If you want to watch the full "Wind in the Willows" movie, this timeless
tale of friendship between Rat, Mole, Badger and Toad, click here.
A neighbour keeps telling me, "We are motorcycle-riding again tomorrow, going to follow Runnyford Road to Mogo, then explore some dirt roads around Moruya" or "We had a great day. Took the Kings Highway to Braidwood, then to Araluen. Had a nice meal and chat with friends at the hotel before riding home via the gravel section of the Araluen Road to Moruya."

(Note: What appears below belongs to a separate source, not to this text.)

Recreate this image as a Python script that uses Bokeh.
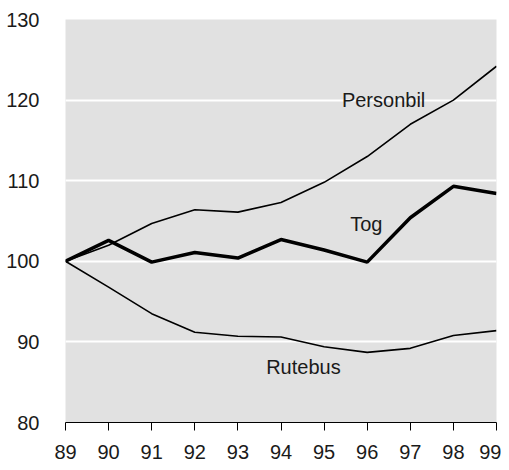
from bokeh.plotting import figure
from bokeh.models import Range1d, FixedTicker, ColumnDataSource
from bokeh.core.properties import value
from bokeh.embed import file_html
from bokeh.resources import INLINE

years = [89, 90, 91, 92, 93, 94, 95, 96, 97, 98, 99]
personbil = [100, 102.0, 104.7, 106.4, 106.1, 107.3, 109.8, 113.0, 117.0, 120.0, 124.2]
tog = [100, 102.6, 99.9, 101.1, 100.4, 102.7, 101.4, 99.9, 105.4, 109.3, 108.4]
rutebus = [100, 96.8, 93.5, 91.2, 90.7, 90.6, 89.4, 88.7, 89.2, 90.8, 91.4]

label_names = ["Personbil", "Tog", "Rutebus"]
label_x = [96.38, 95.98, 94.52]
label_y = [120.0, 104.6, 86.9]

y_ticks = [80, 90, 100, 110, 120, 130]

FONT = "Liberation Sans"
FS = "20px"

p = figure(width=501, height=462, output_backend="svg", toolbar_location=None,
           x_range=Range1d(89, 99), y_range=Range1d(80, 130),
           min_border_left=65, min_border_right=5, min_border_top=19,
           min_border_bottom=40)
p.outline_line_color = None
p.background_fill_color = "#e1e1e1"
p.border_fill_color = "white"

p.xgrid.grid_line_color = None
p.ygrid.grid_line_color = "white"
p.ygrid.grid_line_width = 2
p.ygrid.ticker = FixedTicker(ticks=y_ticks)

p.xaxis.ticker = FixedTicker(ticks=years)
p.xaxis.axis_line_color = "black"
p.xaxis.axis_line_width = 1
p.xaxis.major_tick_line_color = "black"
p.xaxis.major_tick_out = 8
p.xaxis.major_tick_in = 0
p.xaxis.minor_tick_line_color = None
p.xaxis.major_label_standoff = 14
p.xaxis.major_label_text_font = FONT
p.xaxis.major_label_text_font_size = FS
p.xaxis.major_label_text_color = "#1a1a1a"

p.yaxis.ticker = FixedTicker(ticks=y_ticks)
p.yaxis.axis_line_color = None
p.yaxis.major_tick_line_color = None
p.yaxis.minor_tick_line_color = None
p.yaxis.major_label_standoff = 20
p.yaxis.major_label_text_font = FONT
p.yaxis.major_label_text_font_size = FS
p.yaxis.major_label_text_color = "#1a1a1a"

p.line(years, personbil, line_color="black", line_width=1.6)
p.line(years, rutebus, line_color="black", line_width=1.6)
p.line(years, tog, line_color="black", line_width=3.5)

src = ColumnDataSource(dict(x=label_x, y=label_y, t=label_names))
p.text(x="x", y="y", text="t", source=src, text_font=value(FONT),
       text_font_size=FS, text_align="center", text_baseline="middle",
       text_color="#1a1a1a")

open("out.html", "w").write(file_html(p, INLINE))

It's all so reminiscent of when I was still mobile and motivated and would be off once again, not just down Runnyford Road but down the Yellow Brick Road to a new life on a new job in a new country. Until a few years ago, I would still receive visitors to "Riverbend" who had, like me in the past, lived the expatriate life overseas, and who were, unlike me, still living the expatriate life overseas. How I always envied them!
Did my Austrian friend envy me when I left Townsville again for New Guinea and he returned to his job with the TOWNSVILLE BULLETIN where he had worked as a papercutter for the past thirty years? And what about that nice man I met during a time-and-motion study I was commissioned to do in a factory? He stood at a huge metal press which, as he said with barely disguised pride, he had operated for the past twenty years. Are they not the real heroes instead of the likes of me who jump onto a plane at the first onset of ennui (look it up, Des!)
Perhaps my Austrian friend also felt a sense of pride as he opened his free copy of the TOWNSVILLE BULLETIN in the morning, knowing that he had played a part in its making, whereas I have been part of so many things in so many jobs that I don't know which I ought to take pride in.
All I know is that the feeling of listlessness and dissatisfaction arising from a lack of occupation or excitement (which is what ennui is, Des!) has never left me, and listening to "The Open Road" made it worse.